Department of Electrical and Computer Engineering Ph.D. Public Defense

Vibration Rendering for Spatial Audio Applications with Flat-Panel Loudspeakers

Michael Heilemann

Supervised by Professor Mark Bocko

Tuesday, June 26, 2018
12:30 p.m.

Computer Studies Building, Room 426

Flat-panel loudspeakers have existed for nearly a century, with recent advances combining signal processing and structural acoustics to improve audio quality. The in- corporation of signal processing allows these advances to be adapted for spatial audio purposes. Methods for rendering spatial audio with flat-panel loudspeakers are investigated in this thesis, beginning with a brief history of spatial audio rendering and the use of multi-actuator panels for wave field synthesis. Mechanical models are developed to describe the bending motion of thin panels excited by both moving-coil, and piezoelectric actuators. A modal diversity metric is introduced to characterize naturally occurring vibration localization on panels excited by a single actuator.
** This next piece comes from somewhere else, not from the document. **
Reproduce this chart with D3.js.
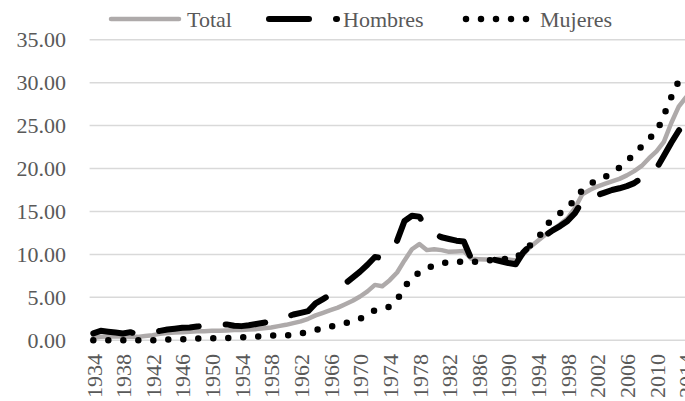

The radiation characteristics of these localized regions are found to approximate point sources if the panel is heavily damped and excited well below its coincidence frequency. The use of actuator arrays to create localized panel vibrations is explored in the regime where panel vibrations are not localized naturally. The magnitude and phase parameters of each actuator are tuned to selectively excite specific linear combinations of panel bending modes, the superposition of which forms a band-limited spatial Fourier series approximation of a localized vibration region. Methods are developed to optimize the placement of actuators to most efficiently address a given set of modes, equalizing the acoustic response of each localized source, and dynamically moving the localized source to different regions of the screen in real-time.